+++ Given data +++

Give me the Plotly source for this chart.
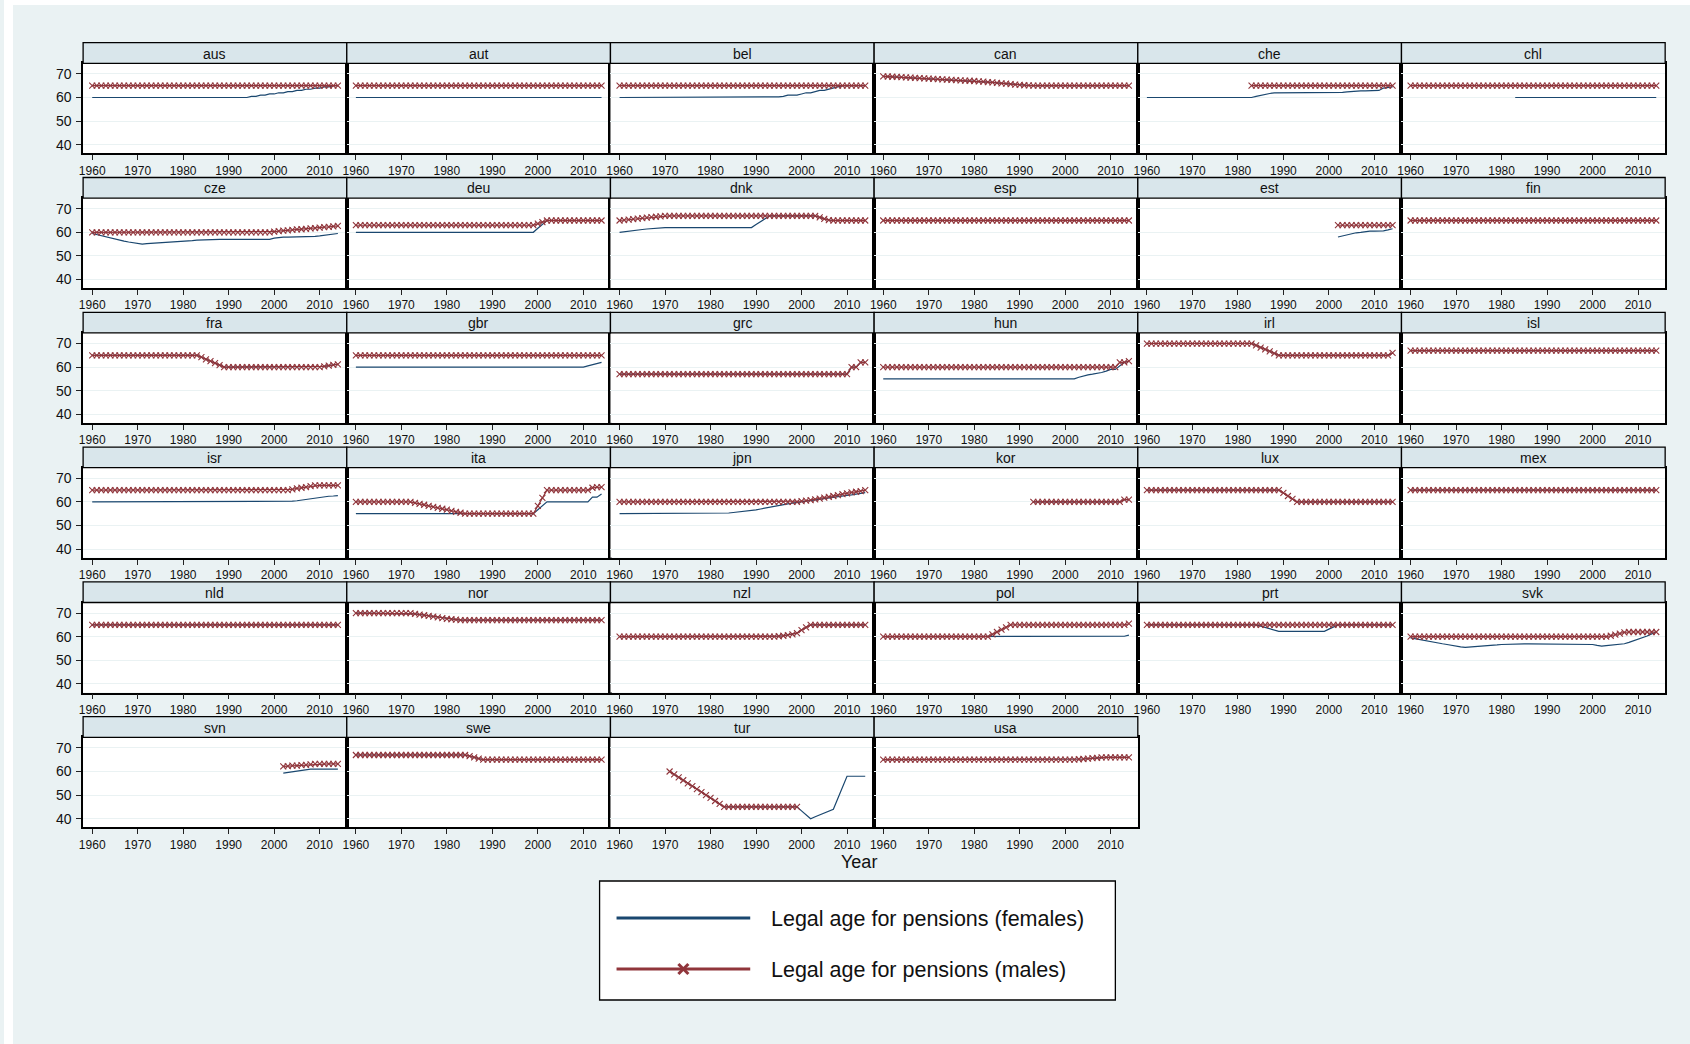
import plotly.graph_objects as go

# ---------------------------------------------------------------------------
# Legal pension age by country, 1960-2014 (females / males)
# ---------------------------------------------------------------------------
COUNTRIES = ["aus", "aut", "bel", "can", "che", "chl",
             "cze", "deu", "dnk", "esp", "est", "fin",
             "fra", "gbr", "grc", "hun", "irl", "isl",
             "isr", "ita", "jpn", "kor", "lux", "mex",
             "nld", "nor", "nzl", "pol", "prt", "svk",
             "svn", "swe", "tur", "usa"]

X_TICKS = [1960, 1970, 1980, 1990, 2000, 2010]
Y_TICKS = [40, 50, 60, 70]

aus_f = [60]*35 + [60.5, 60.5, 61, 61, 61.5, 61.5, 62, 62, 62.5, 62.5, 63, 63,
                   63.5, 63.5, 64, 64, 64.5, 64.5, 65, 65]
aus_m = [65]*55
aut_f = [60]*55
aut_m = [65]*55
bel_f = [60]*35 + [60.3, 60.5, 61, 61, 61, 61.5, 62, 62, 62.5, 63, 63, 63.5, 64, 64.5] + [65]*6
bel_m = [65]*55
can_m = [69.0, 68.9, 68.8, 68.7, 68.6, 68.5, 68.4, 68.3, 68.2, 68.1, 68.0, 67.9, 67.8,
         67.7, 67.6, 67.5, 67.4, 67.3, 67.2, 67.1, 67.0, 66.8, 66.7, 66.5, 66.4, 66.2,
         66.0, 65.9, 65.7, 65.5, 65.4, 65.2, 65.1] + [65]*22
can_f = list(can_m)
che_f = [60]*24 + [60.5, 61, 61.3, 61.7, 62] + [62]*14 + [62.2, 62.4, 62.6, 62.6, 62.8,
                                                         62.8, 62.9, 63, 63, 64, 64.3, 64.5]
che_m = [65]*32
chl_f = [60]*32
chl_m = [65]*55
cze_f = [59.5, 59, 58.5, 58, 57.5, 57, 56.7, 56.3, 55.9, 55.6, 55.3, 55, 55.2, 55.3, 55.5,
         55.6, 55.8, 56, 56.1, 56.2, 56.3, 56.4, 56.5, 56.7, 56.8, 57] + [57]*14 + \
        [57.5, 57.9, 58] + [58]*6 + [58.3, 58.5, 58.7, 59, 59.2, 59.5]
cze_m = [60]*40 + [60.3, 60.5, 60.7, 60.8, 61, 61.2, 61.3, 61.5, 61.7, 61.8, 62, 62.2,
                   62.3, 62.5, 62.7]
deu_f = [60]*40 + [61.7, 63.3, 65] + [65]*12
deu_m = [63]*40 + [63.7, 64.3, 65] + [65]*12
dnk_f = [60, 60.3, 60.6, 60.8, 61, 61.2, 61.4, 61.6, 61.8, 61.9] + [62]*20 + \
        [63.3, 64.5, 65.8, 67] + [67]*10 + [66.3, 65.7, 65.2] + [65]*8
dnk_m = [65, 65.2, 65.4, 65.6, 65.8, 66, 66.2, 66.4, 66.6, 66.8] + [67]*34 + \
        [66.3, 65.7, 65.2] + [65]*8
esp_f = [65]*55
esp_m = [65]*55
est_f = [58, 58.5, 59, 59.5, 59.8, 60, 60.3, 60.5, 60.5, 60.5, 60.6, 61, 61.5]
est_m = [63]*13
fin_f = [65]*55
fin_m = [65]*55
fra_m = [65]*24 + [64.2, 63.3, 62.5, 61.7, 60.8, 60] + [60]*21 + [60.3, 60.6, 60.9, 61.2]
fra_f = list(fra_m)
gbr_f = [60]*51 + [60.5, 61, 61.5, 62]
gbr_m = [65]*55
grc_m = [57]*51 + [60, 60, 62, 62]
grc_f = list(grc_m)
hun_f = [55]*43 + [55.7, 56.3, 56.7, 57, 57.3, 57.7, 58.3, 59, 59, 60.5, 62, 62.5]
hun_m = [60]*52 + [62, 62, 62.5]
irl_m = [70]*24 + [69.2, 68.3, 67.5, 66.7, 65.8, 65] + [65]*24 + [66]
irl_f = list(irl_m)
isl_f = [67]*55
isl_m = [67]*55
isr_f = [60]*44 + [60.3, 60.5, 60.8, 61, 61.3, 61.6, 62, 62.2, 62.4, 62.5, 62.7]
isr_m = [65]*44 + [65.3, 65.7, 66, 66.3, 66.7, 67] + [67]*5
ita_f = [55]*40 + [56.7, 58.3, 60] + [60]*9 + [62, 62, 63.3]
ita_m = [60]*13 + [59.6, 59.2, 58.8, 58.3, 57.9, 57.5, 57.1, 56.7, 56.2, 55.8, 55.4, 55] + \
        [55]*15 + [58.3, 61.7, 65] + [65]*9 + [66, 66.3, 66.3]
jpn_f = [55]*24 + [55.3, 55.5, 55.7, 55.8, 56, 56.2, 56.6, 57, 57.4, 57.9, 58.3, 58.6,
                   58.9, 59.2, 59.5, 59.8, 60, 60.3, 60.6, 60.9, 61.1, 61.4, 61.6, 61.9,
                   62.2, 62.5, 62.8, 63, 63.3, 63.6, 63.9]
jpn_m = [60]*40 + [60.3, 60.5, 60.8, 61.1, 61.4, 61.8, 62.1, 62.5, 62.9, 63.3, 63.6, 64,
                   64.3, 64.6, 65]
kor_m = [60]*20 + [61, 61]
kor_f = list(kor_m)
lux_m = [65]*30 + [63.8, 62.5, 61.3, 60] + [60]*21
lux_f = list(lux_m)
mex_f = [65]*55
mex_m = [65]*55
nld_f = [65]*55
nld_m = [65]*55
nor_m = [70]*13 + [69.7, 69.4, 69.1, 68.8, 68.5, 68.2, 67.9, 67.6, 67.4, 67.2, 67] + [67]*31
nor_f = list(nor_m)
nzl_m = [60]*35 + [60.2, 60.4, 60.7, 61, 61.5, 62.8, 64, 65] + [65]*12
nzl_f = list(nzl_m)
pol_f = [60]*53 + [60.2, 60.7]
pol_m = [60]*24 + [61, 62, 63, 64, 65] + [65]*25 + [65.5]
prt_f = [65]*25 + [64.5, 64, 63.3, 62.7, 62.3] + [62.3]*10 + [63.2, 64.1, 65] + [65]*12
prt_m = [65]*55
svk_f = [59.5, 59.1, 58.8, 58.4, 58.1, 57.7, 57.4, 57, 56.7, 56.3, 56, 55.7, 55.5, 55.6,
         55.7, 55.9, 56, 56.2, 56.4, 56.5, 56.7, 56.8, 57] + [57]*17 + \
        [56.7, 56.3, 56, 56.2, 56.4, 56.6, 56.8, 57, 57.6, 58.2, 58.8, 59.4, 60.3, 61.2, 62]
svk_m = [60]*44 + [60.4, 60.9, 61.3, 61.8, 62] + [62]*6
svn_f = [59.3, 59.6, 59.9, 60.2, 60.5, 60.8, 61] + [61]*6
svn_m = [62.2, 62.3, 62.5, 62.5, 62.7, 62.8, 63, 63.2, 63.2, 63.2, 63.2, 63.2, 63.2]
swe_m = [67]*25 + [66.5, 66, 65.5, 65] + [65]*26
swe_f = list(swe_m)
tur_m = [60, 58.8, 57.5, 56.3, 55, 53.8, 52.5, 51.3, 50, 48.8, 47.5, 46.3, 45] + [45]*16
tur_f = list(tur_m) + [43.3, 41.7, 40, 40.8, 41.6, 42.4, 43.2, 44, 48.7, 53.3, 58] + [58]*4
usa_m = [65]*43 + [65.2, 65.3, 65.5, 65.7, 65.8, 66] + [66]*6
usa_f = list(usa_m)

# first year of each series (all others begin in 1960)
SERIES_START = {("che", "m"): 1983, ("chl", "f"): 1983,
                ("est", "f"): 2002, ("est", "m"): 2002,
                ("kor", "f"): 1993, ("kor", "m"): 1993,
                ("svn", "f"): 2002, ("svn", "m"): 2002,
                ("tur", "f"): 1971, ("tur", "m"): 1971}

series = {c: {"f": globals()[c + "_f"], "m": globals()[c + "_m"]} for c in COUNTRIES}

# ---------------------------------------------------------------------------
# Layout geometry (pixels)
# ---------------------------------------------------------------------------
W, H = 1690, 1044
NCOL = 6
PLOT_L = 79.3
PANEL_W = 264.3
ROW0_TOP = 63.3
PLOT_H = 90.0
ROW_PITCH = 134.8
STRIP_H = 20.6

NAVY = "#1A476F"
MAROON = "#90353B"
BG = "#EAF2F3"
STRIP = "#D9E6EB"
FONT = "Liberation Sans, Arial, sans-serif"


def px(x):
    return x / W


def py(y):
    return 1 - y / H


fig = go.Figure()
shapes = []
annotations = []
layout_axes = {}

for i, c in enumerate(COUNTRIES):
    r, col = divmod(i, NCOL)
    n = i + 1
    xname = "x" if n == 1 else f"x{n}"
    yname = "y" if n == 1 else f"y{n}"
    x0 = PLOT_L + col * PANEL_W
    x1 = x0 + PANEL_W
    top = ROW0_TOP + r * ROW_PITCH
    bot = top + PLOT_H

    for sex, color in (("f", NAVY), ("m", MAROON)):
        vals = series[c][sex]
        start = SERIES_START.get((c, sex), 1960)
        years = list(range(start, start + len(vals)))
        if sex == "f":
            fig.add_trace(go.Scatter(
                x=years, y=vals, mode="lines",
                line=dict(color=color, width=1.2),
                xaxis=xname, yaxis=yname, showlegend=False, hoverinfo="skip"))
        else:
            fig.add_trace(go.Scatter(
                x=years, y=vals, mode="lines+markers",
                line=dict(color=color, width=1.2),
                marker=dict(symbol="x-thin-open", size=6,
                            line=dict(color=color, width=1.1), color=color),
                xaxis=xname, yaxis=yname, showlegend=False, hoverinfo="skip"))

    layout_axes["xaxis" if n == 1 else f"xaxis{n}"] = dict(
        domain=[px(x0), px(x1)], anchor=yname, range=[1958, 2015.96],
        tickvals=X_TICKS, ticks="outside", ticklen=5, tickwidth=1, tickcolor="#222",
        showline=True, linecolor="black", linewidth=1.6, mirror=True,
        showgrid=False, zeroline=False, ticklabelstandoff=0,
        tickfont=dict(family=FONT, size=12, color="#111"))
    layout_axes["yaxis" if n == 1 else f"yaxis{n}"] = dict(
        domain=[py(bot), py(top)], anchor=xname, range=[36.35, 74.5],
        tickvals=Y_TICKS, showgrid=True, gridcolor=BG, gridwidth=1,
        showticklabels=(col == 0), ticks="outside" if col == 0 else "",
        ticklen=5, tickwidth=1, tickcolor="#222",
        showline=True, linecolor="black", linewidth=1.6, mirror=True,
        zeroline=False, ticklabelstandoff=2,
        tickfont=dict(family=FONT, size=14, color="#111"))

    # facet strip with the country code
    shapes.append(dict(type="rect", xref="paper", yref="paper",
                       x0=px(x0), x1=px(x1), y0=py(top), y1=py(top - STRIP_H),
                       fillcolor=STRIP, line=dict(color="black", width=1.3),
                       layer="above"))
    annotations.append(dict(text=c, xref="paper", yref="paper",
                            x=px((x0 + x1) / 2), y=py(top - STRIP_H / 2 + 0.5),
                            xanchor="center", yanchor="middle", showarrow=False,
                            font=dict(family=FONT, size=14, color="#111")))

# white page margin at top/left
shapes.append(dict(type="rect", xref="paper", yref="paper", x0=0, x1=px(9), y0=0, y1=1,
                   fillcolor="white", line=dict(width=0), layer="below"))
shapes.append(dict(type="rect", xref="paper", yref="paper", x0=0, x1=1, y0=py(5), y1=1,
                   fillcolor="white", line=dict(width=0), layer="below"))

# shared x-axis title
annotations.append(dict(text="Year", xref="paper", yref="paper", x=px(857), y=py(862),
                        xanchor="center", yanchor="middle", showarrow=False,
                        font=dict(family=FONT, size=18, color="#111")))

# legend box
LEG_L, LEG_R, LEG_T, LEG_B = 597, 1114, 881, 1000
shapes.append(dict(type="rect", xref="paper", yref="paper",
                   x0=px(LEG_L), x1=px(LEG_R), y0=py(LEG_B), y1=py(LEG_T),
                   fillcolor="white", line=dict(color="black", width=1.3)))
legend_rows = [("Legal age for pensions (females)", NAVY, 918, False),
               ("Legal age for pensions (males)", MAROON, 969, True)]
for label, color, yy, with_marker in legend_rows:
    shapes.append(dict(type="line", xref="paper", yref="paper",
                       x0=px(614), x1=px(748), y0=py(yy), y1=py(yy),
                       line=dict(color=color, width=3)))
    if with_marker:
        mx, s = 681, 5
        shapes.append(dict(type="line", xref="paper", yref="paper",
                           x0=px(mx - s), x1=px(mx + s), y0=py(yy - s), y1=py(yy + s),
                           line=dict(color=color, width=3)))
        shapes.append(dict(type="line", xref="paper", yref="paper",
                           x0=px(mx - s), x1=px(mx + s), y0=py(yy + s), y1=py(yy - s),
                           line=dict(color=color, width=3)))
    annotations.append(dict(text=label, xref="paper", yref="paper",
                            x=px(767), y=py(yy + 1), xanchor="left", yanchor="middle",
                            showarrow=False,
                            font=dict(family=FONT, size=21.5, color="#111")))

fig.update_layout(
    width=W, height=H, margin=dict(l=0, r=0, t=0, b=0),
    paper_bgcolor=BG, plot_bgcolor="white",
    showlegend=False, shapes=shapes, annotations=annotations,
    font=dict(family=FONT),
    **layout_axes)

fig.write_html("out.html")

+++

§ **What you need to do**
Transcribe exactly, with no pictures, the lines running from the first line of the material through the line holding "import plotly.graph_objects as go".

§ **Worked answer**
Give me the Plotly source for this chart.
import plotly.graph_objects as go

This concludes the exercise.